→ Written problem: Working from the top of the listing below, retype each line through the line containing "import plotly.graph_objects as go", both included, with no pictures.

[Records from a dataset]
§

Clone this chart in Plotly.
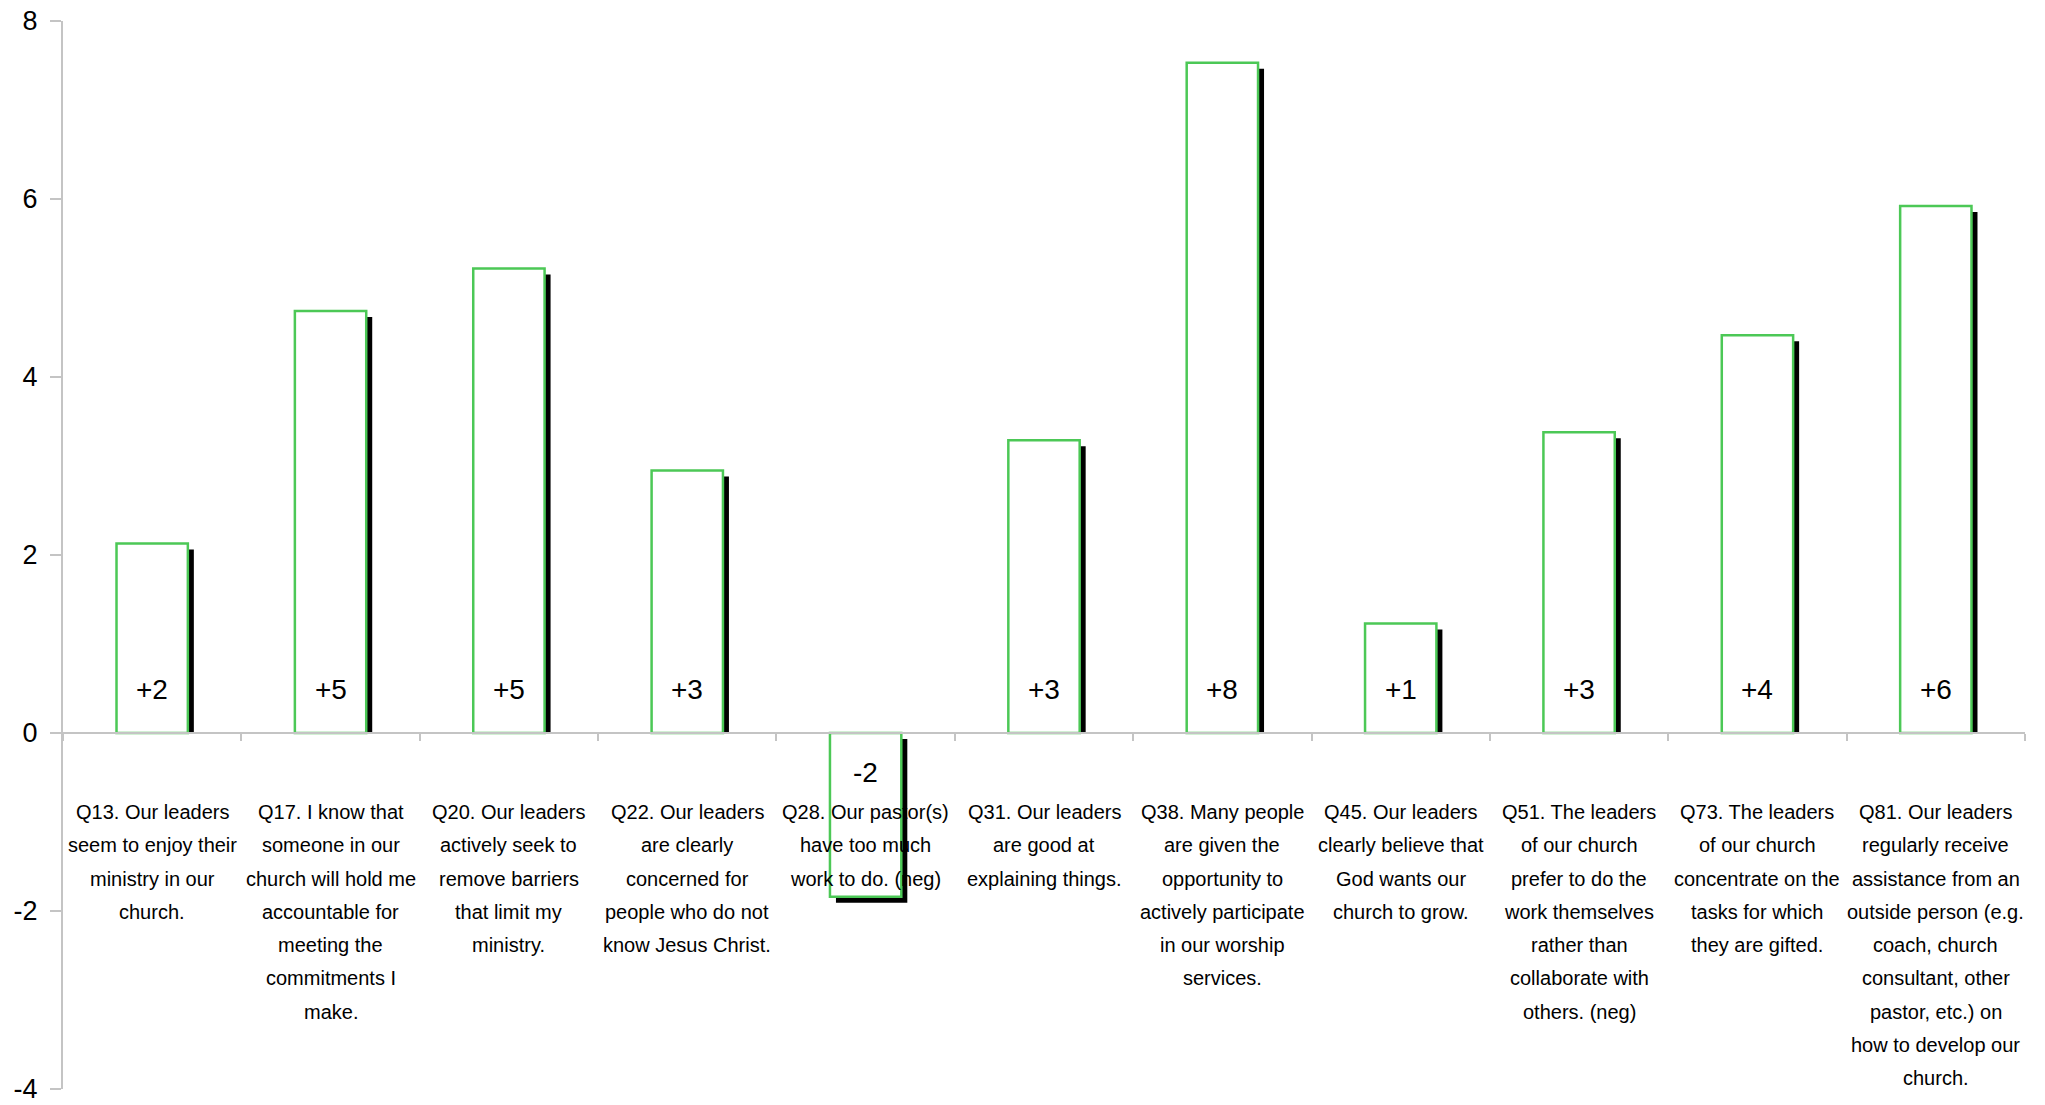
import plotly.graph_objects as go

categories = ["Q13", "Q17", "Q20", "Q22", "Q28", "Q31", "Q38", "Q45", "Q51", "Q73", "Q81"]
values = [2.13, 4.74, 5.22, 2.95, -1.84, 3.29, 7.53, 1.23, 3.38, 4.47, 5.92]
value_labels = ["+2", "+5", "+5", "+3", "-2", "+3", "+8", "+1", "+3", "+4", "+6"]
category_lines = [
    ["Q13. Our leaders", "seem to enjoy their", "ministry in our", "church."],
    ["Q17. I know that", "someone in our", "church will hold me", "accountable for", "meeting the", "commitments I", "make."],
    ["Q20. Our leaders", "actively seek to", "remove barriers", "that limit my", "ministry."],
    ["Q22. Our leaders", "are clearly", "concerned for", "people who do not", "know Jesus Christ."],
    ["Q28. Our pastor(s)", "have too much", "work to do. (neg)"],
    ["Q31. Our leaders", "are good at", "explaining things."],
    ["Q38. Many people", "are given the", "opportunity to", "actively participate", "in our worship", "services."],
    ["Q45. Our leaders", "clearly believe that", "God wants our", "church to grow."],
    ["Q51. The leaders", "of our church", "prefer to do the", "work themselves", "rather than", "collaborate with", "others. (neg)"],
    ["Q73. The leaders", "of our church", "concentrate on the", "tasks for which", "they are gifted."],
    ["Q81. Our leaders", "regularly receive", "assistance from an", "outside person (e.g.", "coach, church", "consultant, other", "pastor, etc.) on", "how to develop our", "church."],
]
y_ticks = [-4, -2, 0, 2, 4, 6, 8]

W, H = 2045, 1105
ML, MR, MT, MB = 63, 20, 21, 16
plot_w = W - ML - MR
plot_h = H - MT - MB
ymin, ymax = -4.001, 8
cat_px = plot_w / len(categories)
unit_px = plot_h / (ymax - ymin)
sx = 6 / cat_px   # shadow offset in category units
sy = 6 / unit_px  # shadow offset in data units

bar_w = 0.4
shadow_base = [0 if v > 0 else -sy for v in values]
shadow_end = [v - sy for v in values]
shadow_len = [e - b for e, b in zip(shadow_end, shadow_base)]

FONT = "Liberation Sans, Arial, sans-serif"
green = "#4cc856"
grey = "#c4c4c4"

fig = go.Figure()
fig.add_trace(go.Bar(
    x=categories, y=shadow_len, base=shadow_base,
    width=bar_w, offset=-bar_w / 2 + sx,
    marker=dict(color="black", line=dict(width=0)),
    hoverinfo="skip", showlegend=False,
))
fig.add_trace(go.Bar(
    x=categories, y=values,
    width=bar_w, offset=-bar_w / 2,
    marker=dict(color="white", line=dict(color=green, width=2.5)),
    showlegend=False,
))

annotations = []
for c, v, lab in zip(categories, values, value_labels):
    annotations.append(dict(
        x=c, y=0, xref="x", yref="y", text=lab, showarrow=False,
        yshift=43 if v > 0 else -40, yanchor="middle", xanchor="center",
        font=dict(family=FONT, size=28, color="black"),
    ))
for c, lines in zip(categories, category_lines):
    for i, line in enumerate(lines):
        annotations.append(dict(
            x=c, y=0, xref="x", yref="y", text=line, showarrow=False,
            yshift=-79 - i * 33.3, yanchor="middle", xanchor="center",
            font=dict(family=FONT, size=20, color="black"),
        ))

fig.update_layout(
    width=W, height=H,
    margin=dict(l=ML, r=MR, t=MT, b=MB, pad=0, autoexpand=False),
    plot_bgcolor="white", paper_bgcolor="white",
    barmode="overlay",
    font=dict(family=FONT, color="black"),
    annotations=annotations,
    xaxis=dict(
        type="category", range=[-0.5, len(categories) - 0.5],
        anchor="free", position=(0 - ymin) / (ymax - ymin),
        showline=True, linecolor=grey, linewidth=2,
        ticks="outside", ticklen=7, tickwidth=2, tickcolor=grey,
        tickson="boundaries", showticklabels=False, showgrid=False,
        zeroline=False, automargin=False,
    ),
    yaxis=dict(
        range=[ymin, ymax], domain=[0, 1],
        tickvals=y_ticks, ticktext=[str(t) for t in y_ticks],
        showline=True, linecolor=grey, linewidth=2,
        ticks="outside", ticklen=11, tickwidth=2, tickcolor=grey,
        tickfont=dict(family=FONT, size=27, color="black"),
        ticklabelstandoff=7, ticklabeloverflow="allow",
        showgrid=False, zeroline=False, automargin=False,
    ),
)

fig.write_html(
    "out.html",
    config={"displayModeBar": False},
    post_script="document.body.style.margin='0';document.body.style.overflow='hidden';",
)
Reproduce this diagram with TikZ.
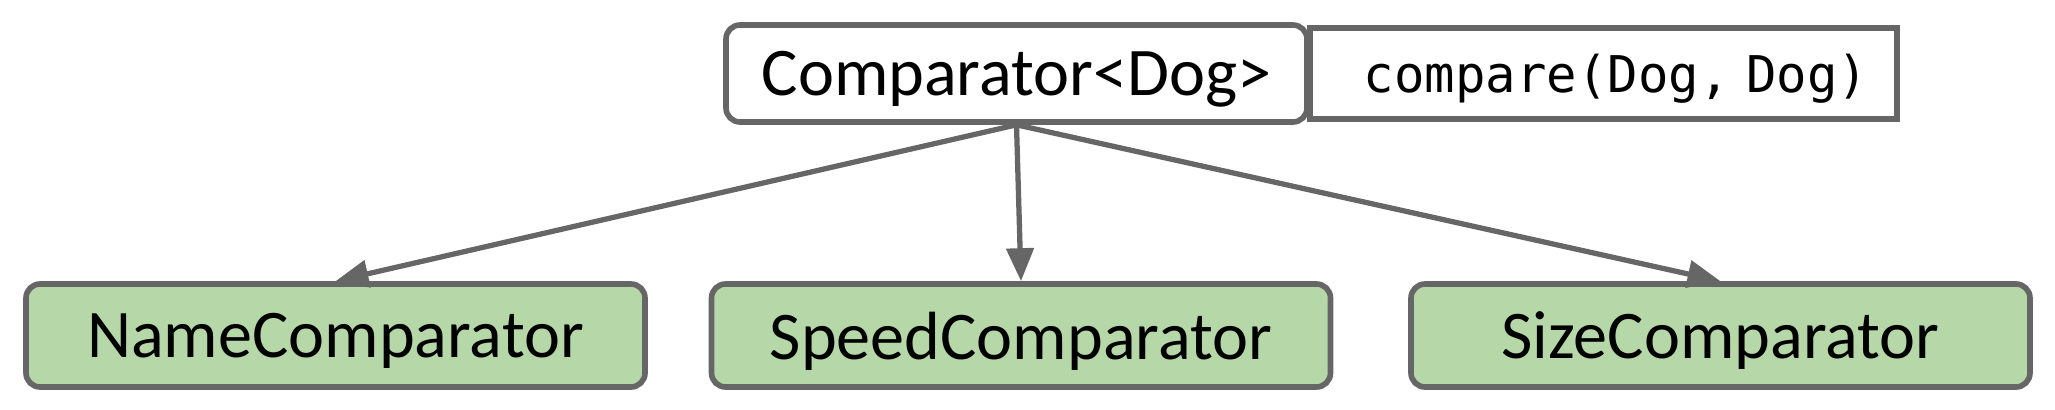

§

→ The reply:
Clone this chart in Plotly.
import plotly.graph_objects as go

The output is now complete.